Lesson 50– الدَّرْسُ الْخَمْسُونَ

Verbal Nouns  - أَسْمَاءُ الأَفْعَال

Definition and Usage

  • We are still in lesson fifty of our free Arabic language course. This Arabic course with images and audios will help you learn Arabic.
  • The Arabic verbal noun is a word that does the function of a verb in terms of meaning, but the same rules of the verb do not apply to it. Let’s explain this in the following points:
  • The Arabic verbal noun replaces the verb in terms of meaning, i.e. this noun is indeclinable, but its meaning in the sentence is the verb’s meaning. View the following examples:


Sentence with verb

Sentence with verbal noun


It is impossible to get what you want

بَعُدَ بَيْنَكَ، وَبَيْنَ ما تُرِيدُ.

/baξuda baynaka wa bayna mā turīdu/

هَيْهَاتَ بَيْنَكَ وبَيْنَ مَا تُريدُ.

/hayhāta baynaka wa bayna mā turīdu/


I suffer from this pain

أَتَوَجَّعُ مِنْ هذا الأَلَمِ.

/Atawaĵĵaξu min hādhā al-alami/

آهِ مِنْ هَذا الأَلَمِ.

/āhi min hādhā al-al'ami/


Give Zaydan grace period because he is poor

أَمْهِلْ زَيْدًا؛ فَإنَّهُ فَقِير.

/Amhil zaydan fa-innahu faqīrun//

رُوَيْدًا زَيْدًا فَإنَّهُ فَقِيرٌ.

/ruwaydan zaydan fa-innahu faqīrun//


  • In the table above, you notice that the meaning does not change whether we use the verbal noun itself or the verb that has an equivalent meaning.
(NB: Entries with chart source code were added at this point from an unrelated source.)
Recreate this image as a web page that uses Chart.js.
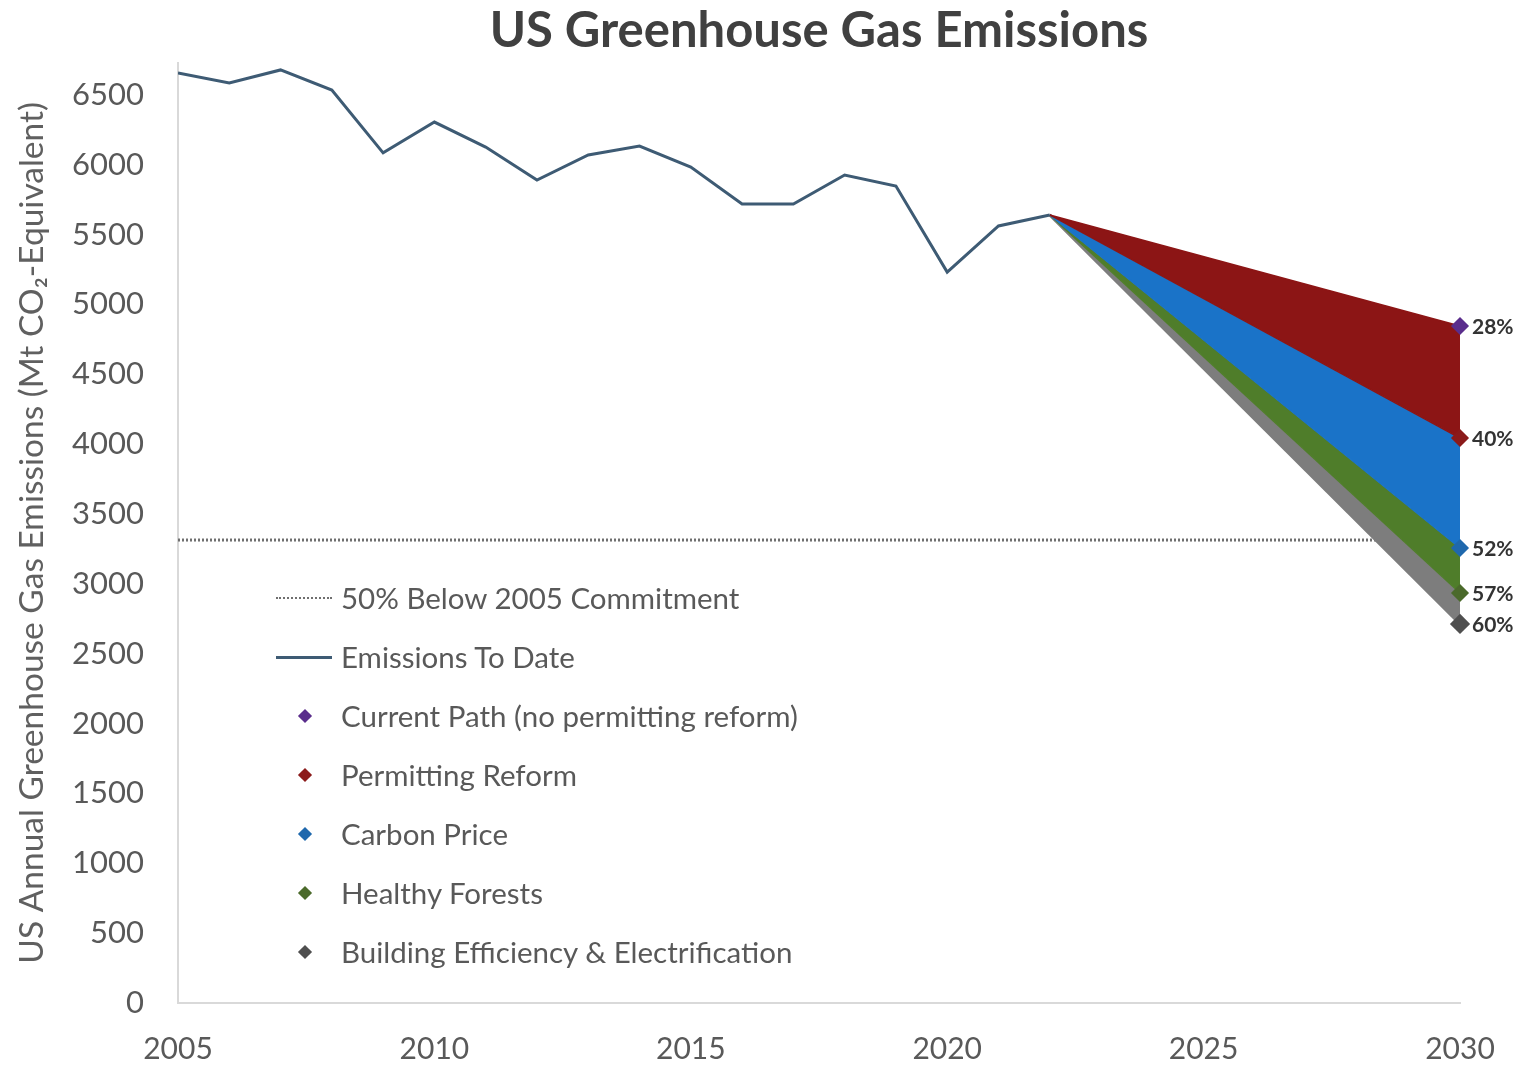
<!DOCTYPE html>
<html>
<head>
<meta charset="utf-8">
<title>US Greenhouse Gas Emissions</title>
<script src="https://cdn.jsdelivr.net/npm/chart.js@4.4.0/dist/chart.umd.min.js"></script>
<style>
  html, body { margin: 0; padding: 0; background: #fff; }
  #wrap { position: relative; width: 1529px; height: 1067px; }
  #legend { position: absolute; left: 276px; top: 568px; font-family: Lato, sans-serif; font-size: 29.5px; color: #595959; }
  .item { display: flex; align-items: center; height: 59px; white-space: nowrap; }
  .sw { width: 56px; height: 20px; position: relative; margin-right: 9px; }
  .sw .ln { position: absolute; left: 0; right: 0; top: 9px; }
  .sw .dm { position: absolute; left: 24px; top: 5px; width: 10px; height: 10px; transform: rotate(45deg); }
</style>
</head>
<body>
<div id="wrap">
  <canvas id="ghg" width="1529" height="1067"></canvas>
  <div id="legend"></div>
</div>
<script>
// historical emissions, Mt CO2e
const years = [2005, 2006, 2007, 2008, 2009, 2010, 2011, 2012, 2013, 2014, 2015, 2016, 2017, 2018, 2019, 2020, 2021, 2022];
const emissions = [6657, 6585, 6679, 6535, 6085, 6306, 6127, 5891, 6070, 6134, 5984, 5719, 5719, 5927, 5848, 5232, 5562, 5641];

// 50% below 2005 target
const commitmentLevel = 3314;

// 2030 scenarios
const targetYear = 2030;
const scenarioNames = ['Current Path (no permitting reform)', 'Permitting Reform', 'Carbon Price', 'Healthy Forests', 'Building Efficiency & Electrification'];
const scenario2030 = [4846, 4044, 3257, 2935, 2713];
const scenarioPct = ['28%', '40%', '52%', '57%', '60%'];
const markerColors = ['#5a2d8c', '#8b1a1a', '#1f68ad', '#4b6a2b', '#4f4f4f'];
const fillColors = ['#8c1515', '#8c1515', '#1a73c8', '#4f7d2a', '#7d7d7d'];

const xTicks = [2005, 2010, 2015, 2020, 2025, 2030];
const yTicks = [0, 500, 1000, 1500, 2000, 2500, 3000, 3500, 4000, 4500, 5000, 5500, 6000, 6500];

const FONT = 'Lato, "Open Sans", sans-serif';

document.addEventListener('DOMContentLoaded', () => {
  const lastYear = years[years.length - 1];
  const lastVal = emissions[emissions.length - 1];

  const datasets = [
    {
      label: '50% Below 2005 Commitment',
      data: [{ x: years[0], y: commitmentLevel }, { x: targetYear, y: commitmentLevel }],
      borderColor: '#6f6f6f',
      borderWidth: 3,
      borderDash: [2, 2],
      pointRadius: 0,
      fill: false,
      order: 10,
      legendType: 'dotted'
    },
    {
      label: 'Emissions To Date',
      data: years.map((y, i) => ({ x: y, y: emissions[i] })),
      borderColor: '#3e5b74',
      borderWidth: 3,
      pointRadius: 0,
      fill: false,
      legendType: 'line'
    }
  ];

  scenarioNames.forEach((name, i) => {
    datasets.push({
      label: name,
      data: [{ x: lastYear, y: lastVal }, { x: targetYear, y: scenario2030[i] }],
      borderColor: fillColors[i],
      borderWidth: i === scenarioNames.length - 1 ? 3 : 1.5,
      backgroundColor: fillColors[i],
      fill: i === 0 ? false : '-1',
      pointStyle: 'rectRot',
      pointRadius: [0, 8],
      pointBackgroundColor: markerColors[i],
      pointBorderColor: markerColors[i],
      clip: false,
      legendType: 'diamond',
      pct: scenarioPct[i]
    });
  });

  // percentage labels next to the 2030 markers
  const pctLabels = {
    id: 'pctLabels',
    afterDatasetsDraw(chart) {
      const ctx = chart.ctx;
      ctx.save();
      ctx.font = 'bold 21px ' + FONT;
      ctx.fillStyle = '#333';
      ctx.textBaseline = 'middle';
      ctx.textAlign = 'left';
      chart.data.datasets.forEach((ds, i) => {
        if (!ds.pct) return;
        const pt = chart.getDatasetMeta(i).data[1];
        ctx.fillText(ds.pct, pt.x + 12, pt.y + 1);
      });
      ctx.restore();
    }
  };

  const chart = new Chart(document.getElementById('ghg').getContext('2d'), {
    type: 'line',
    data: { datasets },
    options: {
      responsive: false,
      animation: false,
      layout: { padding: { left: 0, right: 69, top: 0, bottom: 0 } },
      plugins: {
        legend: { display: false },
        tooltip: { enabled: false },
        title: {
          display: true,
          text: 'US Greenhouse Gas Emissions',
          fullSize: false,
          color: '#404040',
          font: { family: FONT, size: 49, weight: 'bold' },
          padding: { top: 2, bottom: 2 }
        }
      },
      scales: {
        x: {
          type: 'linear',
          min: years[0],
          max: targetYear,
          grid: { display: false, drawTicks: false },
          border: { color: '#d9d9d9', width: 2 },
          afterBuildTicks: s => { s.ticks = xTicks.map(v => ({ value: v })); },
          afterFit: s => { s.height = 64; },
          ticks: {
            callback: v => String(v),
            color: '#595959',
            font: { family: FONT, size: 30 },
            padding: 28,
            maxRotation: 0,
            autoSkip: false
          }
        },
        y: {
          min: 0,
          max: 6730,
          grid: { display: false, drawTicks: false },
          border: { color: '#d9d9d9', width: 2 },
          afterBuildTicks: s => { s.ticks = yTicks.map(v => ({ value: v })); },
          afterFit: s => { s.width = 178; },
          ticks: {
            callback: v => String(v),
            color: '#595959',
            font: { family: FONT, size: 31 },
            padding: 34,
            autoSkip: false
          },
          title: {
            display: true,
            text: 'US Annual Greenhouse Gas Emissions (Mt CO\u2082-Equivalent)',
            color: '#606060',
            font: { family: FONT, size: 33.5 },
            padding: { top: 12, bottom: 0 }
          }
        }
      }
    },
    plugins: [pctLabels]
  });

  buildLegend(chart);
});

/* HTML legend from dataset styles */
function buildLegend(chart) {
  const box = document.getElementById('legend');
  chart.data.datasets.forEach(ds => {
    const item = document.createElement('div');
    item.className = 'item';
    const sw = document.createElement('div');
    sw.className = 'sw';
    if (ds.legendType === 'dotted') {
      sw.innerHTML = '<div class="ln" style="border-top:2px dotted ' + ds.borderColor + '"></div>';
    } else if (ds.legendType === 'line') {
      sw.innerHTML = '<div class="ln" style="border-top:3px solid ' + ds.borderColor + '"></div>';
    } else {
      sw.innerHTML = '<div class="dm" style="background:' + ds.pointBackgroundColor + '"></div>';
    }
    const txt = document.createElement('span');
    txt.textContent = ds.label;
    item.appendChild(sw);
    item.appendChild(txt);
    box.appendChild(item);
  });
}
</script>
</body>
</html>
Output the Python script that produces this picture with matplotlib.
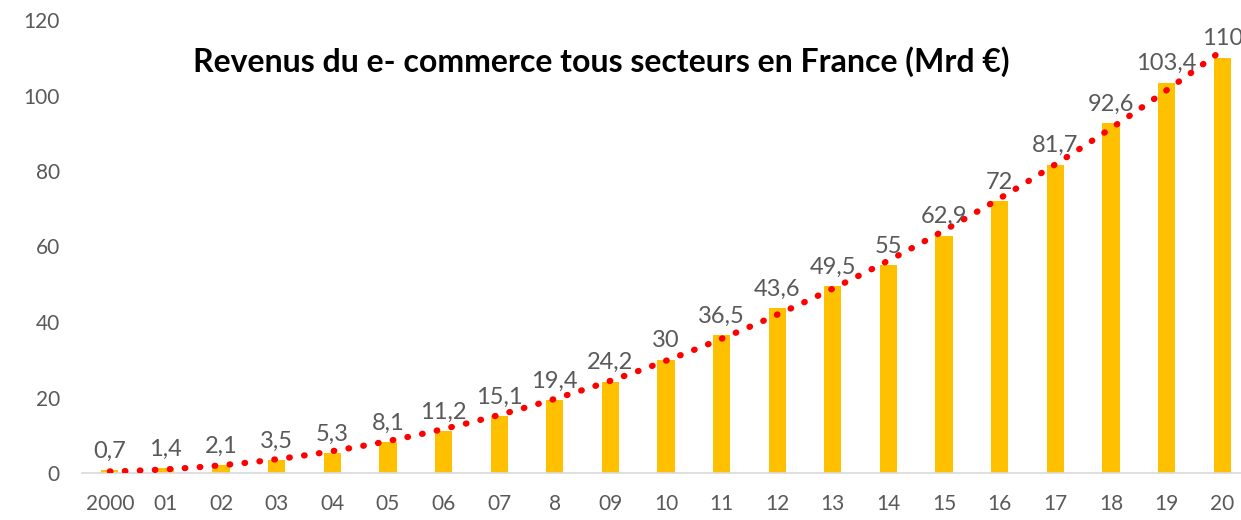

You notice also that both of them, whether present, past or imperative, have the same influence on the same sentence.
  • We also notice that the difference between the verb and the verbal noun is that the pronoun linked to the verb changes, whether singular, dual or plural, male or female, while in the case of the verbal noun the pronoun never changes and remains as it is in all cases. The following examples show this clearly:

الطَّالِباتُ بَعُدْنَ

/aŧ-ŧâlibātu baξudna/

الطُّلابُ بَعُدُوا

/aŧ-ŧullābu baξudū/

الطَّالبان بَعُدَا

/aŧ-ŧâlibāni baξudā/

بَعُدَتِ الطَّالِبَة

/baξudat iŧ-ŧâlibatu/

الطالب بَعُدَ

/aŧ-ŧâlibu baξuda/

Example with verb

هَيْهَات الطَّالِباتُ

/hayhāt aŧ-ŧâlibātu/

هَيْهَات الطُّلابُ

/hayhāt aŧ-ŧullābu/

هَيْهَات الطَّالبان

/hayhāt aŧ-ŧâlibāni/

هَيْهَات الطَّالِبَة

/hayhāt aŧ-ŧâlibatu/

هَيْهَات الطَّالِبُ

/hayhāt aŧ-ŧâlibu/

Example with verbal noun

It is impossible for the student(s) to …


  • After learning the difference between the verb and the verbal noun in Arabic, we notice that the verbal noun does a function similar to that of the verb, whether it is in the past, present or imperative. However, there is a difference between the use of the verb and the verbal noun in Arabic. Here a question is posed: why do we sometimes use the verb and in other times use the verbal noun?
  • The difference is that the verbal noun gives more intensiveness and a feeling of the meaning given by the verb. For example, when you hear the verbal noun “آه” /ah/ in all languages, this gives you a greater feeling of the extent of the pain one suffers than when you hear the verb أَتأَلَّم (I have a pain).